The group made a net profit of RM100.02 million for the third quarter ended Sept 30, 2024 (3QFY2024), up from RM51.82 million in 3QFY2023, while revenue rose 16.62% to RM1.26 billion from RM1.08 billion. No dividend was declared.
For the first nine months ended Sept 30, 2024 (9MFY2024), net profit more than tripled to RM472.38 million from RM150.34 million a year earlier, as revenue surged 41.46% to RM4.23 billion from RM2.99 billion. The growth was driven by land sales in Glengowrie in Semenyih, Taman Pelangi Indah in Johor Bahru, and Setia Alam in Selangor.
Additionally, higher revenue from both the central and southern regions of Peninsular Malaysia contributed to the group’s improved performance for 9MFY2024, which was partly offset by a higher share of losses from a joint venture (which included a negative accounting impact from International Financial Reporting Standard 17), S P Setia said in a filing with the stock exchange on Monday.
“We are pleased with our financial performance to date, driven by strategic initiatives and strong market demand in the southern and central regions, coupled with the right cost management strategies resulting in sustained profitability for S P Setia,” said president and chief executive officer Datuk Choong Kai Wai in a statement.
S P Setia reported total sales of RM3.2 billion for 9MFY2024, of which 94% came from the southern and central regions of the peninsula. It had also locked in RM556 million of sales in the pipeline as of end-September.
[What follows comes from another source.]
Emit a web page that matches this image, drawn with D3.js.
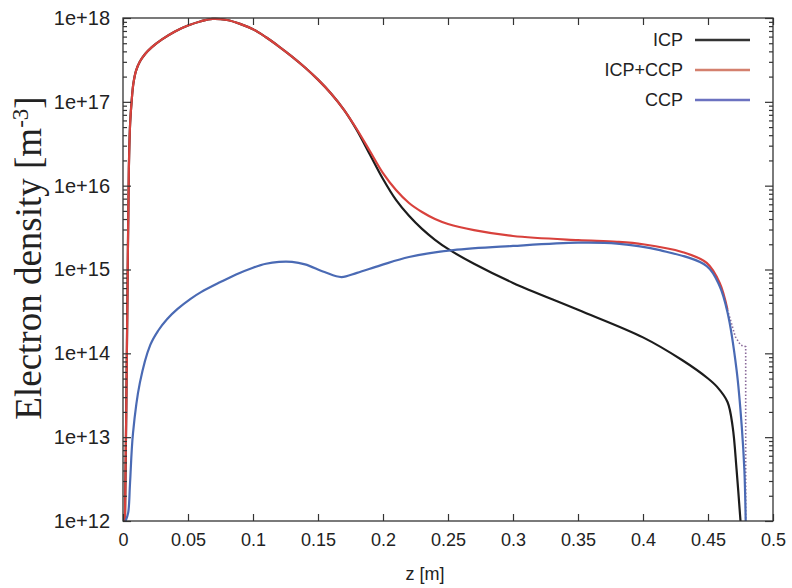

Of this, the property development segment contributed RM477 million, while the Setia Alaman industrial segment accounted for RM79 million.
The group has 42 ongoing projects, with a land bank of 5,581 acres (2,259 hectares) valued at a gross development value (GDV) of RM127.71 billion. Unbilled sales totalled RM3.5 billion.
S P Setia plans to launch about RM1.97 billion worth of residential, commercial, and industrial properties for the remainder of the year, with over 62% of these launches concentrated in the central region of the peninsula.
S P Setia also said its next major investment in Kuala Lumpur is Phase 1 of the Setia Federal Hill project. Developed in partnership with Mitsui Fudosan, this project features Parkside Residences, with an estimated GDV of RM1.4 billion. The official launch is scheduled for early 2025, it said.
On the international front, S P Setia said it had launched its latest Australian project, Atlas Melbourne, a 73-storey mixed development located at 383 La Trobe Street in Melbourne’s central business district. With an estimated GDV of RM2.7 billion, the project will be developed in phases. Construction for Phase 1 of the project is set to start in the first half of 2026, with completion targeted for 2028. The subsequent phases are expected to be completed by mid-2029, it added.
Shares of S P Setia closed up one sen or 0.72% at RM1.39 on Monday, giving the group a market capitalisation of RM6.9 billion. Year to date, the counter has risen over 73%.